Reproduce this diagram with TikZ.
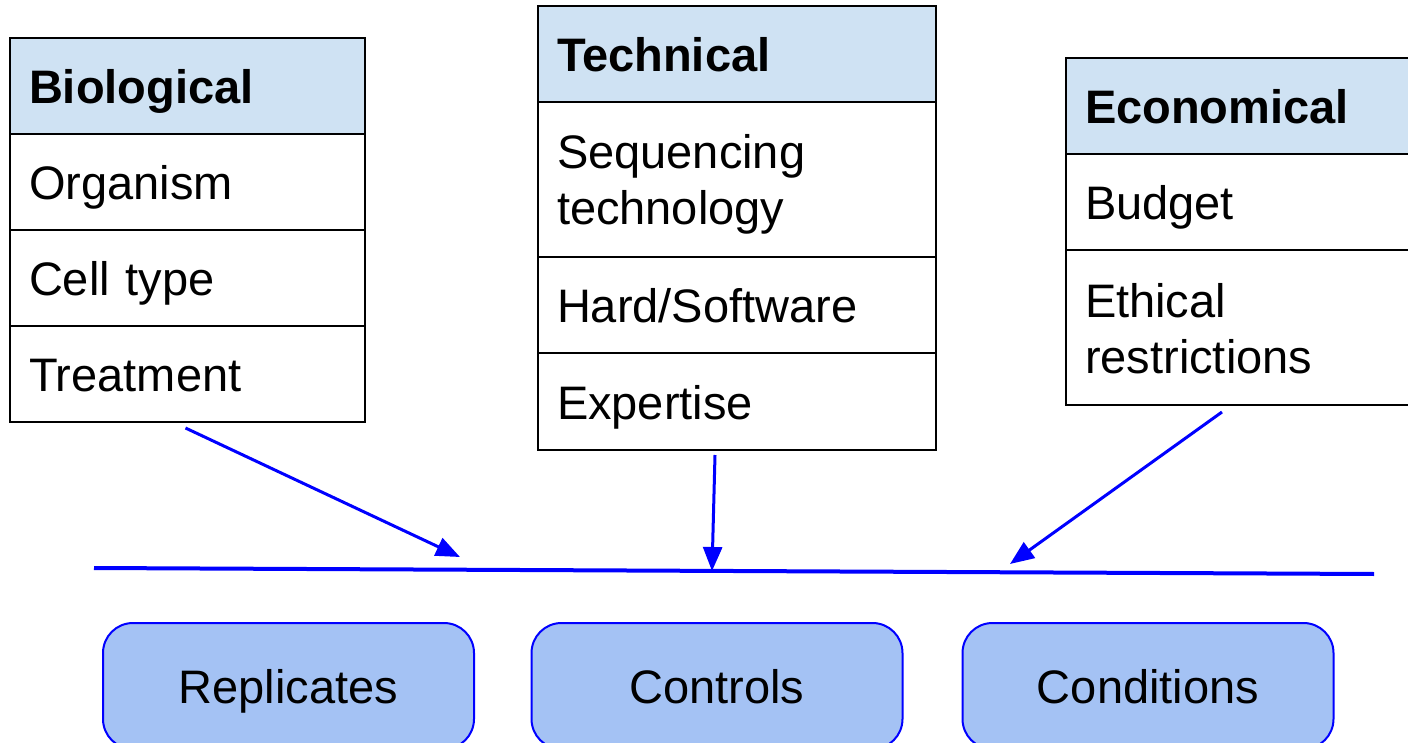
\documentclass[tikz,border=0pt]{standalone}
\usepackage{fontspec}
\setmainfont{Liberation Sans}
\usetikzlibrary{positioning,arrows.meta}
\definecolor{headfill}{HTML}{CFE2F3}
\definecolor{boxfill}{HTML}{A4C2F4}
\newcommand{\cellstrut}{\rule[-10pt]{0pt}{55pt}}
\tikzset{
  cell/.style={draw=black, line width=1.5pt, outer sep=0pt, inner xsep=19pt,
    minimum height=96pt, align=left, font=\fontsize{47}{56}\selectfont,
    execute at begin node=\cellstrut, execute at end node=\cellstrut},
  head/.style={cell, fill=headfill, font=\fontsize{47}{56}\selectfont\bfseries},
  outbox/.style={draw=blue, line width=2pt, fill=boxfill, rounded corners=30pt,
    minimum width=371pt, minimum height=126pt, font=\fontsize{47}{56}\selectfont,
    execute at begin node=\cellstrut},
  feed/.style={draw=blue, line width=3pt, -{Triangle[length=24pt,width=19pt]}},
}
\begin{document}
\begin{tikzpicture}[x=1pt,y=-1pt]
\useasboundingbox (0,0) rectangle (1408,743);

% Biological
\node[head, text width=317pt, anchor=north west] (bio) at (10,38) {Biological};
\node[cell, text width=317pt, below=0pt of bio] (bio1) {Organism};
\node[cell, text width=317pt, below=0pt of bio1] (bio2) {Cell type};
\node[cell, text width=317pt, below=0pt of bio2] (bio3) {Treatment};

% Technical
\node[head, text width=360pt, anchor=north west] (tech) at (538,6) {Technical};
\node[cell, text width=360pt, minimum height=155pt, below=0pt of tech] (tech1) {Sequencing\\technology};
\node[cell, text width=360pt, below=0pt of tech1] (tech2) {Hard/Software};
\node[cell, text width=360pt, minimum height=97pt, below=0pt of tech2] (tech3) {Expertise};

% Economical
\node[head, text width=316pt, anchor=north west] (eco) at (1066,58) {Economical};
\node[cell, text width=316pt, below=0pt of eco] (eco1) {Budget};
\node[cell, text width=316pt, minimum height=155pt, below=0pt of eco1] (eco2) {Ethical\\restrictions};

% line and arrows
\coordinate (lineL) at (94,568);
\coordinate (lineR) at (1374,574);
\draw[draw=blue, line width=4pt] (lineL) -- (lineR);
\coordinate (bioEnd) at (460,557);
\coordinate (techEnd) at (712,571);
\coordinate (ecoEnd) at (1010,564);
\draw[feed] ([shift={(-2,6)}]bio3.south) -- (bioEnd);
\draw[feed] ([shift={(-22,5)}]tech3.south) -- (techEnd);
\draw[feed] ([shift={(-21,7)}]eco2.south) -- (ecoEnd);

% outcomes
\node[outbox] (rep) at (288.5,686) {Replicates};
\node[outbox] (ctrl) at (717,686) {Controls};
\node[outbox] (cond) at (1148,686) {Conditions};

\end{tikzpicture}
\end{document}
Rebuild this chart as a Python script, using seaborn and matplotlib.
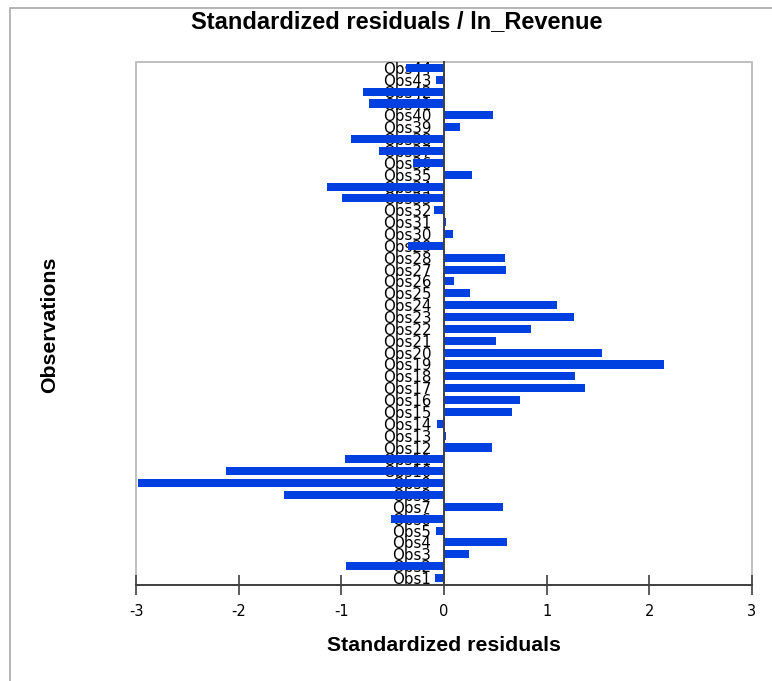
import pandas as pd
import matplotlib
matplotlib.use('Agg')
import matplotlib.pyplot as plt
import matplotlib.patches as mpatches
import seaborn as sns

# Residuals, Obs1 .. Obs44
obs_labels = ['Obs%d' % i for i in range(1, 45)]
residuals = [-0.09, -0.95, 0.24, 0.61, -0.08, -0.52, 0.57, -1.56, -2.98, -2.12,
             -0.96, 0.47, 0.02, -0.07, 0.66, 0.74, 1.37, 1.28, 2.14, 1.54,
             0.51, 0.85, 1.27, 1.10, 0.25, 0.10, 0.60, 0.59, -0.35, 0.09,
             0.02, -0.10, -0.99, -1.14, 0.27, -0.30, -0.63, -0.91, 0.16, 0.48,
             -0.73, -0.79, -0.08, -0.37]
x_ticks = [-3, -2, -1, 0, 1, 2, 3]

bar_color = '#0040e0'


def plot_residuals(out_path):
    df = pd.DataFrame({'obs': obs_labels, 'resid': residuals})

    fig = plt.figure(figsize=(7.72, 6.81), dpi=100)
    ax = fig.add_axes([136 / 772, 1 - 585 / 681, 616 / 772, 523 / 681])

    sns.barplot(data=df, x='resid', y='obs', order=obs_labels[::-1], orient='h',
                color=bar_color, saturation=1, width=0.68, ax=ax, zorder=1)

    ax.set_axisbelow(True)
    ax.set_xlim(-3, 3)
    ax.set_ylim(43.59, -0.5)
    ax.set_xticks(x_ticks)
    ax.set_xticklabels([str(t) for t in x_ticks], fontsize=10.5)

    # y axis sits on the zero line
    ax.spines['left'].set_position(('data', 0))
    ax.spines['left'].set_color('#404040')
    ax.spines['left'].set_linewidth(1.4)
    ax.spines['bottom'].set_color('#404040')
    ax.spines['bottom'].set_linewidth(1.4)
    ax.spines['top'].set_visible(False)
    ax.spines['right'].set_visible(False)
    ax.tick_params(axis='y', length=0, pad=9, labelsize=10.8, labelcolor='black')
    ax.tick_params(axis='x', direction='inout', length=14, width=1.2,
                   color='#404040', pad=7)

    # light frame round the plot area
    ax.add_patch(mpatches.Rectangle((0, 0), 1, 1, transform=ax.transAxes, fill=False,
                                    edgecolor='#b4b4b4', linewidth=1.2, zorder=0.4,
                                    clip_on=False))

    ax.set_xlabel('Standardized residuals', fontsize=15.3, fontweight='bold',
                  family='Liberation Sans', labelpad=12)
    ax.set_ylabel('')
    fig.text(50 / 772, 1 - 325 / 681, 'Observations', rotation=90, ha='center',
             va='center', fontsize=15.3, fontweight='bold', family='Liberation Sans')
    fig.text(397 / 772, 1 - 22 / 681, 'Standardized residuals / ln_Revenue',
             ha='center', va='center', fontsize=17, fontweight='bold',
             family='Liberation Sans')

    # figure frame, cut off at right and bottom like the original
    fig.patches.append(mpatches.Rectangle((10 / 772, -0.1), 1.1, 1.1 - 8 / 681,
                                          transform=fig.transFigure, fill=False,
                                          edgecolor='#a8a8a8', linewidth=1.2))

    fig.savefig(out_path, dpi=100)
    plt.close(fig)


if __name__ == '__main__':
    plot_residuals('out.png')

----

Given problem:
Take the lines from the first line of the entries through the line with "text width=316pt, minimum", inclusive, and give them again exactly, minus any pictures.

Answer to the problem:
Reproduce this diagram with TikZ.
\documentclass[tikz,border=0pt]{standalone}
\usepackage{fontspec}
\setmainfont{Liberation Sans}
\usetikzlibrary{positioning,arrows.meta}
\definecolor{headfill}{HTML}{CFE2F3}
\definecolor{boxfill}{HTML}{A4C2F4}
\newcommand{\cellstrut}{\rule[-10pt]{0pt}{55pt}}
\tikzset{
  cell/.style={draw=black, line width=1.5pt, outer sep=0pt, inner xsep=19pt,
    minimum height=96pt, align=left, font=\fontsize{47}{56}\selectfont,
    execute at begin node=\cellstrut, execute at end node=\cellstrut},
  head/.style={cell, fill=headfill, font=\fontsize{47}{56}\selectfont\bfseries},
  outbox/.style={draw=blue, line width=2pt, fill=boxfill, rounded corners=30pt,
    minimum width=371pt, minimum height=126pt, font=\fontsize{47}{56}\selectfont,
    execute at begin node=\cellstrut},
  feed/.style={draw=blue, line width=3pt, -{Triangle[length=24pt,width=19pt]}},
}
\begin{document}
\begin{tikzpicture}[x=1pt,y=-1pt]
\useasboundingbox (0,0) rectangle (1408,743);

% Biological
\node[head, text width=317pt, anchor=north west] (bio) at (10,38) {Biological};
\node[cell, text width=317pt, below=0pt of bio] (bio1) {Organism};
\node[cell, text width=317pt, below=0pt of bio1] (bio2) {Cell type};
\node[cell, text width=317pt, below=0pt of bio2] (bio3) {Treatment};

% Technical
\node[head, text width=360pt, anchor=north west] (tech) at (538,6) {Technical};
\node[cell, text width=360pt, minimum height=155pt, below=0pt of tech] (tech1) {Sequencing\\technology};
\node[cell, text width=360pt, below=0pt of tech1] (tech2) {Hard/Software};
\node[cell, text width=360pt, minimum height=97pt, below=0pt of tech2] (tech3) {Expertise};

% Economical
\node[head, text width=316pt, anchor=north west] (eco) at (1066,58) {Economical};
\node[cell, text width=316pt, below=0pt of eco] (eco1) {Budget};
\node[cell, text width=316pt, minimum height=155pt, below=0pt of eco1] (eco2) {Ethical\\restrictions};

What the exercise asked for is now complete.